The political danger (or for some in the National Cabinet, the political virtue) of removing the Charter is that it politically tarnishes the legitimacy of any future effort to reintroduce public service principles into the New Zealand television ecology. In effect, the baby has been thrown out with the bathwater. Despite the flaws in the institutional arrangements and the contradictory dual remit, the Charter set out a set of normative guidelines- a moral compass, if you will- that had been conspicuously absent from the television ecology throughout the 1990s. If it was idealistic, it was nevertheless a benchmark against which we could gauge how far the commercial television system had deviated from any claim to operate in the interest of the public as citizens as opposed to the interests of consumers, advertisers and shareholders.

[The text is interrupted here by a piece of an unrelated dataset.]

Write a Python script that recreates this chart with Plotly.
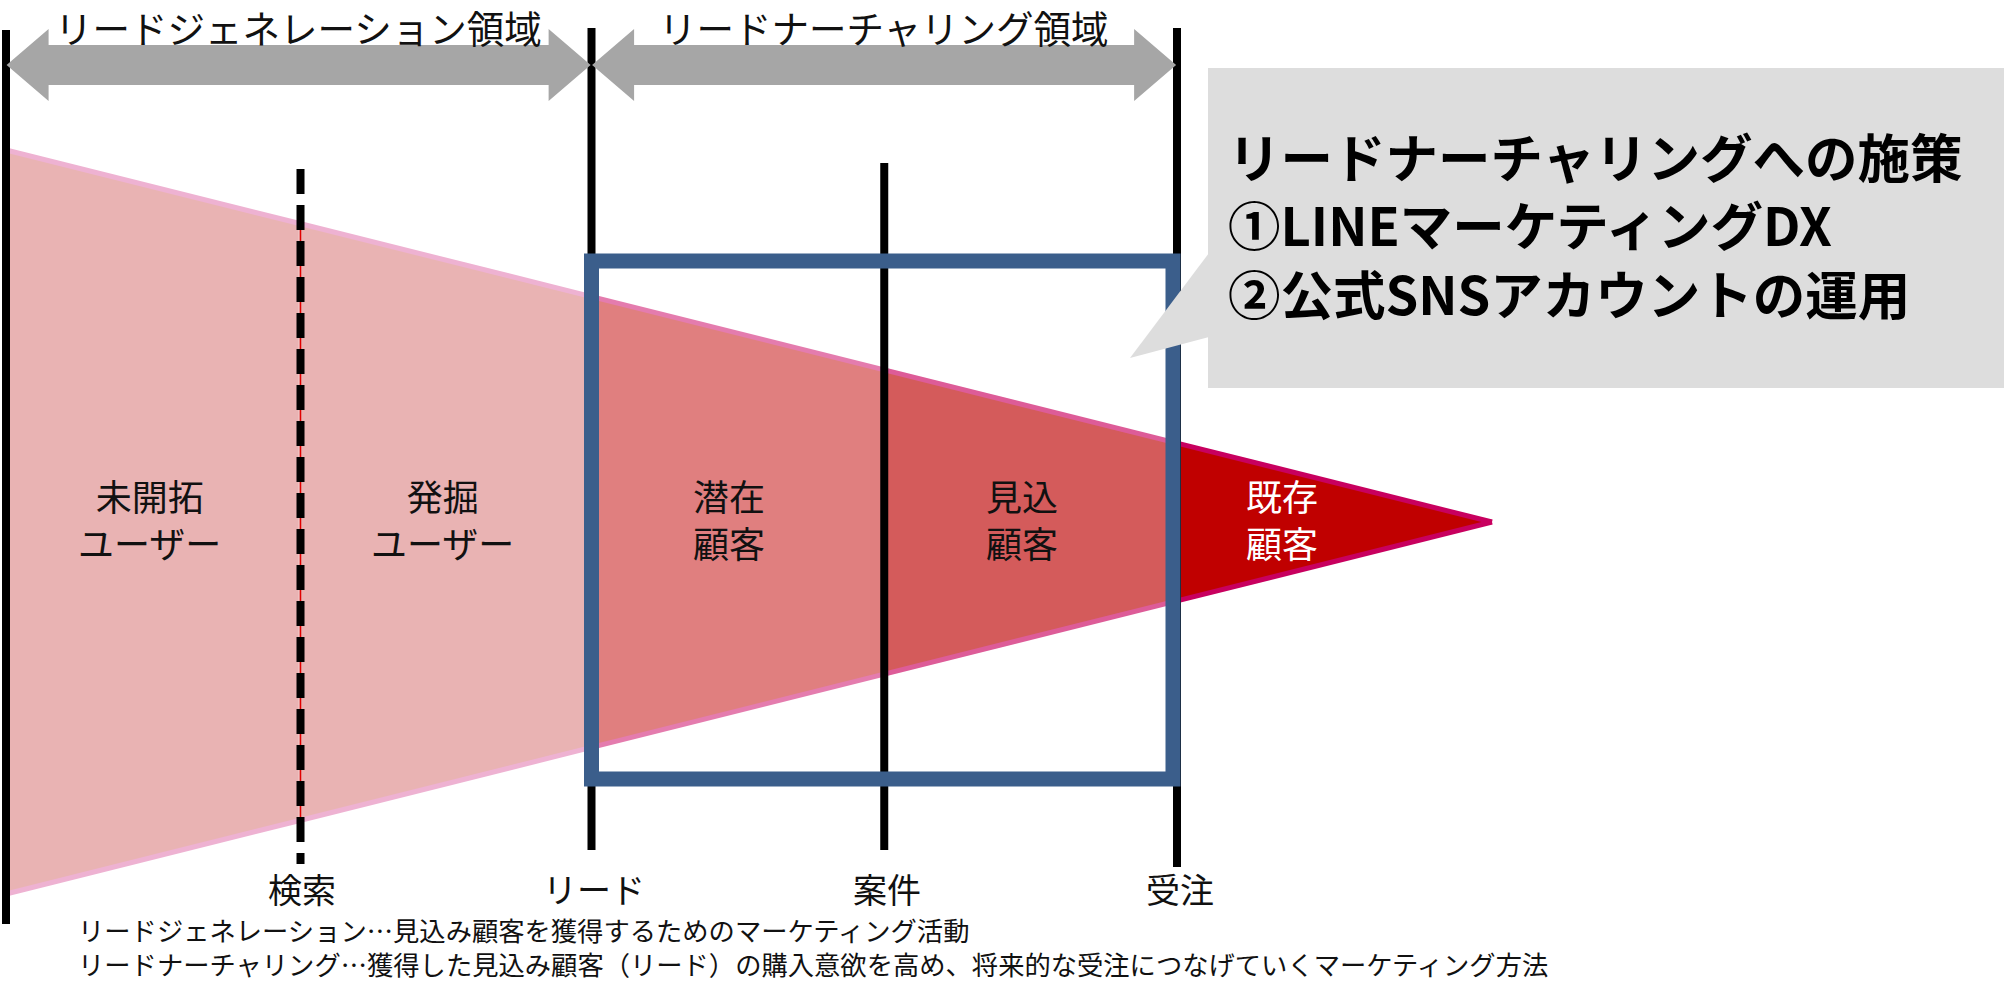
import plotly.graph_objects as go

# ---------------- data ----------------
boundary_stage = [0, 1, 2, 3, 4]                     # stage boundaries (x, stage units)
boundary_labels = ["", "検索", "リード", "案件", "受注"]
apex_stage = 5.076                                   # funnel tip
funnel_edges = [0, 1, 2, 3, 4, 5.076]                # segment edges
funnel_half = [1.0, 0.803, 0.606, 0.409, 0.212, 0.0] # half-height of funnel at each edge
segment_labels = ["未開拓<br>ユーザー", "発掘<br>ユーザー", "潜在<br>顧客", "見込<br>顧客", "既存<br>顧客"]
region_labels = ["リードジェネレーション領域", "リードナーチャリング領域"]
region_spans = [(0, 2), (2, 4)]
callout_lines = ["リードナーチャリングへの施策", "①LINEマーケティングDX", "②公式SNSアカウントの運用"]
footnotes = [
    "リードジェネレーション…見込み顧客を獲得するためのマーケティング活動",
    "リードナーチャリング…獲得した見込み顧客（リード）の購入意欲を高め、将来的な受注につなげていくマーケティング方法",
]

# ---------------- styles / layout ----------------
seg_fill = ["#E9B3B3", "#E9B3B3", "#E07F7F", "#D45B5B", "#C00000"]
seg_edge = ["#EEB2D2", "#EEB2D2", "#E47CAE", "#DD5C98", "#C8005F"]
seg_text = ["#111111", "#111111", "#111111", "#111111", "#FFFFFF"]
seg_label_x = [0.49, 1.49, 2.47, 3.47, 4.36]
FONT = "Noto Sans CJK JP"
W, H = 2008, 984


def X(px):
    return (px - 6) / 292.75


def Y(py):
    return (522 - py) / 372


fig = go.Figure()

# funnel segments
for i in range(len(segment_labels)):
    x0, x1 = funnel_edges[i], funnel_edges[i + 1]
    h0, h1 = funnel_half[i], funnel_half[i + 1]
    fig.add_trace(go.Scatter(
        x=[x0, x1, x1, x0, x0], y=[h0, h1, -h1, -h0, h0],
        mode="lines", fill="toself", fillcolor=seg_fill[i],
        line=dict(width=0, color=seg_fill[i]), hoverinfo="skip", showlegend=False))
for i in range(len(segment_labels)):
    x0, x1 = funnel_edges[i], funnel_edges[i + 1]
    h0, h1 = funnel_half[i], funnel_half[i + 1]
    for s in (1, -1):
        fig.add_trace(go.Scatter(
            x=[x0, x1], y=[s * h0, s * h1], mode="lines",
            line=dict(width=5, color=seg_edge[i]), hoverinfo="skip", showlegend=False))

shapes = []
# vertical stage lines (top px, bottom px)
line_ext = [(30, 924), (169, 864), (28, 850), (163, 850), (28, 867)]
for k, st in enumerate(boundary_stage):
    top, bot = line_ext[k]
    xs = st + (0.006 if k == 1 else 0)
    if k == 1:
        shapes.append(dict(type="line", xref="x", yref="y", x0=xs, x1=xs,
                           y0=funnel_half[1], y1=-funnel_half[1],
                           line=dict(color="#E00000", width=1.5), layer="above"))
        shapes.append(dict(type="line", xref="x", yref="y", x0=xs, x1=xs,
                           y0=Y(top), y1=Y(bot),
                           line=dict(color="#000000", width=8, dash="25px,11px"), layer="above"))
    else:
        shapes.append(dict(type="line", xref="x", yref="y", x0=xs, x1=xs,
                           y0=Y(top), y1=Y(bot),
                           line=dict(color="#000000", width=8), layer="above"))

# top double arrows
hl = 42 / 292.75
for (a, b) in region_spans:
    xa, xb = a + 0.002, b - 0.003
    cy, bt, bb, ht, hb = Y(65), Y(45), Y(85), Y(29), Y(101)
    pts = [(xa, cy), (xa + hl, ht), (xa + hl, bt), (xb - hl, bt), (xb - hl, ht), (xb, cy),
           (xb - hl, hb), (xb - hl, bb), (xa + hl, bb), (xa + hl, hb)]
    path = "M " + " L ".join(f"{px},{py}" for px, py in pts) + " Z"
    shapes.append(dict(type="path", xref="x", yref="y", path=path,
                       fillcolor="#A6A6A6", line=dict(width=0), layer="above"))

# blue rectangle around nurturing area
shapes.append(dict(type="rect", xref="x", yref="y", x0=2, x1=X(1173), y0=Y(261), y1=Y(779),
                   line=dict(color="#3B5E8B", width=15), fillcolor="rgba(0,0,0,0)", layer="above"))

# callout box + pointer
shapes.append(dict(type="rect", xref="x", yref="y", x0=X(1208), x1=X(2004), y0=Y(68), y1=Y(388),
                   fillcolor="#DDDDDD", line=dict(width=0), layer="above"))
ptr = [(1209, 253), (1130, 358), (1209, 337)]
shapes.append(dict(type="path", xref="x", yref="y",
                   path="M " + " L ".join(f"{X(a)},{Y(b)}" for a, b in ptr) + " Z",
                   fillcolor="#DDDDDD", line=dict(width=0), layer="above"))

annotations = []
# region labels
for lab, (a, b) in zip(region_labels, region_spans):
    annotations.append(dict(x=(a + b) / 2, y=Y(26), xref="x", yref="y", text=lab,
                            showarrow=False, xanchor="center", yanchor="middle", borderpad=0,
                            font=dict(family=FONT, size=37.5, color="#111111")))
# boundary labels
for st, lab in zip(boundary_stage, boundary_labels):
    if lab:
        annotations.append(dict(x=st + 0.01, y=Y(888), xref="x", yref="y", text=lab,
                                showarrow=False, xanchor="center", yanchor="middle", borderpad=0,
                                font=dict(family=FONT, size=34, color="#111111")))
# segment labels
for i, lab in enumerate(segment_labels):
    annotations.append(dict(x=seg_label_x[i], y=Y(518), xref="x", yref="y", text=lab,
                            showarrow=False, xanchor="center", yanchor="middle",
                            font=dict(family=FONT, size=36, color=seg_text[i])))
# callout text (one block)
annotations.append(dict(x=X(1227), y=Y(223), xref="x", yref="y",
                        text="<br>".join("<b>" + ln + "</b>" for ln in callout_lines),
                        showarrow=False, xanchor="left", yanchor="middle", align="left", borderpad=0,
                        font=dict(family=FONT, size=52.5, color="#000000")))
# footnotes (one block)
annotations.append(dict(x=X(77), y=Y(946), xref="x", yref="y", text="<br>".join(footnotes),
                        showarrow=False, xanchor="left", yanchor="middle", align="left", borderpad=0,
                        font=dict(family=FONT, size=26.3, color="#111111")))

fig.update_layout(
    width=W, height=H, autosize=False,
    margin=dict(l=0, r=0, t=0, b=0, pad=0),
    paper_bgcolor="white", plot_bgcolor="white",
    xaxis=dict(range=[X(0), X(W)], visible=False, fixedrange=True),
    yaxis=dict(range=[Y(H), Y(0)], visible=False, fixedrange=True),
    shapes=shapes, annotations=annotations, showlegend=False,
)

fig.write_html("out.html", config={"displayModeBar": False})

The Charter expressed society’s expectations not just for TVNZ but for the broadcasting system as a whole. Even backed by a paltry $15m, it was a nagging statement of public conscience for the sector as a whole; the civic superego moderating the drives of broadcasters’ commercial libido. As TVNZ 7 still demonstrates, a single public service channel can provide an alternative schedule and have increase audience expectations of programme quality and diversity. The fact that the Charter pointed out the gaping holes in the ideological fiction that deregulated free markets will provide us with everything anyone could ever want from broadcasting is perhaps a key reason for the hostility it generated from the political right. But before the politicians, bureaucrats and broadcasters opposed to the Charter smugly congratulate themselves on its demise, they might consider whether New Zealand is likely to be well-served by a reversion to the commercial excesses of the 1990s and whether their children’s and grandchildren’s only legitimate media aspiration is a premium subscription to Sky. The TVNZ Charter set-up may not have been the right answer, but the question of market failure in the broadcasting system that it was intended to address still remains.